Еврей по наци­о­наль­ности, поэт, без сомнения, вольно или невольно принес с собою нечто из наследия, традиций, образа мыслей и оборотов речи евреев Праги и вообще Восточной Европы; его рели­ги­оз­ность имеет бесспорно еврей­ские черты. Но обра­зо­вание, созна­тельно полу­ченное им, выяв­ляет большее, по-види­мому, значение христи­ан­ского и запад­ного, чем еврей­ского влияния на него; и можно думать, что особенную свою любовь и пристра­стие он отдал не талмуду и торе, а Паскалю и Кьер­ке­гору. Пожалуй, в кругу кьер­ке­го­ров­ских вопросов бытия ни одна проблема не зани­мала его так долго и глубоко, заставляя стра­дать и творить, как проблема пони­мания. Вся трагедия его — а он весьма и весьма траги­че­ский поэт — есть трагедия непо­ни­мания, вернее, ложного пони­мания чело­века чело­веком, личности — обще­ством, бога — чело­веком. В данном, первом томе сочи­нений короткая проза­и­че­ская вещь раскры­вает эту пробле­ма­тику едва ли не наиболее полно — об этой легенде можно потом размыш­лять днями напролет. Оба посмертно опуб­ли­ко­ванных романа, «Процесс» и «Замок», связаны с ней много­чис­лен­ными нитями.

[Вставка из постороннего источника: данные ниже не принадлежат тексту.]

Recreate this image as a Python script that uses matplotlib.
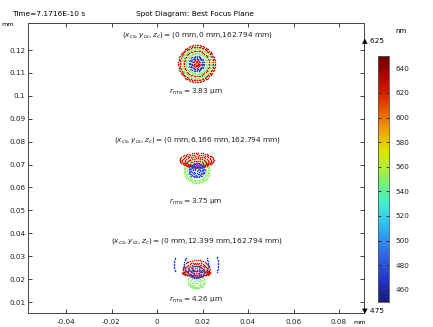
import matplotlib
matplotlib.use('Agg')
import matplotlib.pyplot as plt
import numpy as np
from matplotlib.colors import Normalize, LinearSegmentedColormap

# wavelengths traced (nm) and colour range of the legend
wavelengths = [550, 625, 475]
wl_min, wl_max = 450, 650
legend_ticks = [460, 480, 500, 520, 540, 560, 580, 600, 620, 640]

# rainbow table of the wavelength legend
rainbow_wl = [450, 465, 485, 500, 515, 530, 545, 560, 575, 590, 605, 620, 635, 650]
rainbow_rgb = ['#1c1c78', '#2230c0', '#3060e0', '#3090f0', '#30c8f0', '#40f0d0', '#70f080',
               '#b8f030', '#e0e000', '#f0a000', '#e86000', '#d82000', '#b00000', '#700000']

# spot centroids on the image plane (mm)
spot_x = [0.0174, 0.0174, 0.0172]
spot_y = [0.1141, 0.0689, 0.0231]
field_y = ['0 mm', '6.166 mm', '12.399 mm']
z_c = '162.794 mm'
r_rms = [3.83, 3.75, 4.26]   # um
label_y = [0.1265, 0.0807, 0.0366]
rms_y = [0.1017, 0.0538, 0.0109]

# ray rings per spot and wavelength: (rx, ry, dy, arc) in um,
# arc = half angle (deg) kept around the horizontal, 90 = full ring
spot1_rings = {
    550: [(6.8, 6.8, 0, 90), (6.2, 6.2, 0, 90), (4.8, 4.8, 0, 90), (4.2, 4.2, 0, 90)],
    625: [(8.0, 8.0, 0, 90), (7.3, 7.3, 0, 90), (5.5, 5.5, 0, 90),
          (1.8, 1.8, 0, 90), (1.2, 1.2, 0, 90), (0.6, 0.6, 0, 90)],
    475: [(3.3, 3.3, 0, 90), (2.8, 2.8, 0, 90), (2.3, 2.3, 0, 90)],
}
spot2_rings = {
    550: [(5.7, 5.7, -1.3, 90), (5.0, 5.0, -1.3, 90), (4.2, 4.2, -1.5, 90)],
    625: [(7.5, 3.1, 3.1, 90), (6.4, 2.7, 2.8, 90), (5.3, 2.3, 2.4, 90),
          (4.1, 1.9, 1.9, 90), (2.9, 1.5, 1.3, 90), (1.6, 1.0, 0.7, 90)],
    475: [(3.5, 3.2, -1.3, 90), (2.9, 2.7, -1.3, 90), (2.3, 2.1, -1.2, 90),
          (1.6, 1.5, -1.1, 90), (0.9, 0.8, -0.9, 90)],
}
spot3_rings = {
    550: [(3.7, 2.9, -4.2, 90), (2.8, 2.3, -4.7, 90), (1.8, 1.7, -5.2, 90), (0.8, 1.0, -5.7, 90)],
    625: [(5.9, 3.7, 1.5, 90), (4.8, 2.8, 1.3, 90), (6.2, 1.3, -0.4, 90),
          (5.4, 0.9, -0.6, 90), (3.4, 1.9, 1.5, 90), (2.0, 1.2, 1.6, 90)],
    475: [(9.7, 8.8, 3.3, 22), (5.3, 5.3, 3.3, 38), (3.5, 2.6, 0.0, 90), (2.4, 1.8, -0.2, 90),
          (1.3, 1.1, -0.4, 90)],
}
rings = [spot1_rings, spot2_rings, spot3_rings]

cmap = LinearSegmentedColormap.from_list(
    'rainbow_wl', [((w - wl_min) / (wl_max - wl_min), c) for w, c in zip(rainbow_wl, rainbow_rgb)])
norm = Normalize(wl_min, wl_max)


def ring_points(cx, cy, rx, ry, dy, arc):
    # evenly spaced rays round one pupil ring
    n = max(8, int(4.5 * (rx + ry)))
    t = np.linspace(0, 2 * np.pi, n, endpoint=False)
    if arc < 90:
        t = t[np.abs(np.sin(t)) <= np.sin(np.radians(arc))]
    x = cx + rx * np.cos(t) / 1000
    y = cy + (dy + ry * np.sin(t)) / 1000
    return x, y


fig = plt.figure(figsize=(4.33, 3.27), dpi=100)
ax = fig.add_axes([0.0647, 0.0428, 0.7760, 0.8869])

for i in range(3):
    for wl in wavelengths:
        for rx, ry, dy, arc in rings[i][wl]:
            x, y = ring_points(spot_x[i], spot_y[i], rx, ry, dy, arc)
            ax.scatter(x, y, s=1.2, color=cmap(norm(wl)), linewidths=0, zorder=2)

    ax.text(0.0176, label_y[i],
            r'$(x_{cs},y_{cs},z_c)=($0 mm,' + field_y[i] + ',' + z_c + r'$)$',
            ha='center', va='center', fontsize=5.3, color='#222222', zorder=3)
    ax.text(0.0171, rms_y[i], r'$r_{\mathrm{rms}}=$' + '%.2f μm' % r_rms[i],
            ha='center', va='center', fontsize=5.3, color='#222222', zorder=3,
            bbox=dict(facecolor='white', edgecolor='none', pad=1.0, alpha=0.9))

ax.set_xlim(-0.0567, 0.0910)
ax.set_ylim(0.0052, 0.1318)
ax.set_xticks([-0.04, -0.02, 0, 0.02, 0.04, 0.06, 0.08])
ax.set_xticklabels(['-0.04', '-0.02', '0', '0.02', '0.04', '0.06', '0.08'])
yt = [0.01 * k for k in range(1, 13)]
ax.set_yticks(yt)
ax.set_yticklabels(['%g' % round(v, 2) for v in yt])
ax.tick_params(direction='in', length=3, width=0.6, labelsize=5.2, colors='#222222',
               top=True, right=True)
ax.tick_params(axis='x', pad=4)
ax.tick_params(axis='y', pad=2)
for s in ax.spines.values():
    s.set_linewidth(0.7)
    s.set_color('#444444')

fig.text(12 / 433, 1 - 14 / 327, 'Time=7.1716E-10 s', fontsize=5.3, va='center', ha='left')
fig.text(195 / 433, 1 - 14 / 327, 'Spot Diagram: Best Focus Plane', fontsize=5.3,
         va='center', ha='center')
fig.text(1 / 433, 1 - 24 / 327, 'mm', fontsize=4.6, va='center', ha='left')
fig.text(353 / 433, 1 - 322 / 327, 'mm', fontsize=4.6, va='center', ha='left')

# wavelength colour legend drawn as a gradient strip
cax = fig.add_axes([378 / 433, 1 - 302 / 327, 11 / 433, 246 / 327])
grad = np.linspace(wl_min, wl_max, 400)[:, None]
cax.imshow(grad, aspect='auto', cmap=cmap, norm=norm, origin='lower',
           extent=[0, 1, wl_min, wl_max], interpolation='bilinear')
cax.set_xlim(0, 1)
cax.set_ylim(wl_min, wl_max)
cax.set_xticks([])
cax.set_yticks(legend_ticks)
cax.yaxis.tick_right()
cax.tick_params(direction='in', length=2, width=0.6, labelsize=5.2, left=True, right=True,
                labelleft=False, labelright=True, pad=5, colors='#222222')
for s in cax.spines.values():
    s.set_linewidth(0.6)
    s.set_color('#555555')
fig.text(395 / 433, 1 - 31 / 327, 'nm', fontsize=5.0, va='center', ha='left')
fig.text(362 / 433, 1 - 40 / 327, '▲ 625', fontsize=5.3, va='center', ha='left')
fig.text(362 / 433, 1 - 310 / 327, '▼ 475', fontsize=5.3, va='center', ha='left')

fig.savefig('out.png', dpi=100)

Среди произ­ве­дений, созданных в наш истер­занный стра­да­ниями век, среди этих младших братьев книг Кьер­ке­гора и Ницше будет жить удиви­тельный труд праж­ского поэта. Он обра­тился к тягостным разду­мьям и стра­данию, он ясно говорил о проблемах своего времени, зача­стую — проро­чески ясно, а в своем искус­стве он вопреки всему оста­вался божьим избран­ником, владея волшебным ключом, которым он открыл для нас не одно только заме­ша­тель­ство и траги­че­ские видения, но и красоту, и утешение.